As soon as they had camped in Awtas, people crowded round Malik. The old sane Duraid bin As-Simmah, who was well-known as a war-experienced man, and who was among those who gathered round Malik, asked: “What valley are we in?” “In Awtas,” they said. “What a good course it is for horses! It is neither a sharp pointed height nor a loosed soiled plain. What? Why do I hear camels’ growling, the donkeys’ braying, the children’s cries and the sheep bleating?” asked Duraid. They said: “Malik bin ‘Awf had made people bring their women, properties and children with them.” So he called Malik and asked him what made him do such a thing. Malik said that his aim was to have everybody’s family and properties around them so that they fight fiercely to protect them.” “I swear by Allâh that you are nothing but a shepherd,” answered Duraid, “Do you believe that there is anything whatsoever, can stand in the way of a defeated one or stop him from fleeing? If you win the battle you avail nothing but a man with a sword and a spear; but if you lose you will bring disgrace on your people and properties,” then he resumed his talk and went on wondering about some septs and their leaders. “O Malik, thrusting the distinguished people of Hawazin into the battlefield will avail you nothing. Raise them up to where they can be safe. Then make the young people mount their horses and fight. If you win, those whom you tarried will follow you, but if you were the loser it would be a loss of a battle, but your kinsmen, people and properties would not be lost.”

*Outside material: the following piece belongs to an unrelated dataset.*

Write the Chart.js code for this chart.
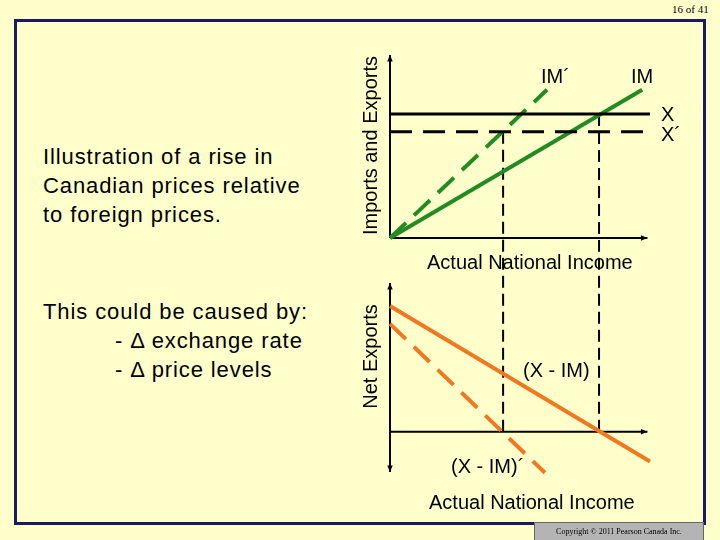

But Malik, the general leader, refused this suggestion. “By Allâh,” he said, “I will not do such a thing. You must have grown a senile. Hawazin have to obey me, or else I will lean my body against this sword so that it penetrates through my back.” He rejected any sort of contribution of Duraid’s in that concern.
“We obey you,” said his people, Duraid consequently said: “Today is a day that I have not missed but surely I will not be tempted to witness.”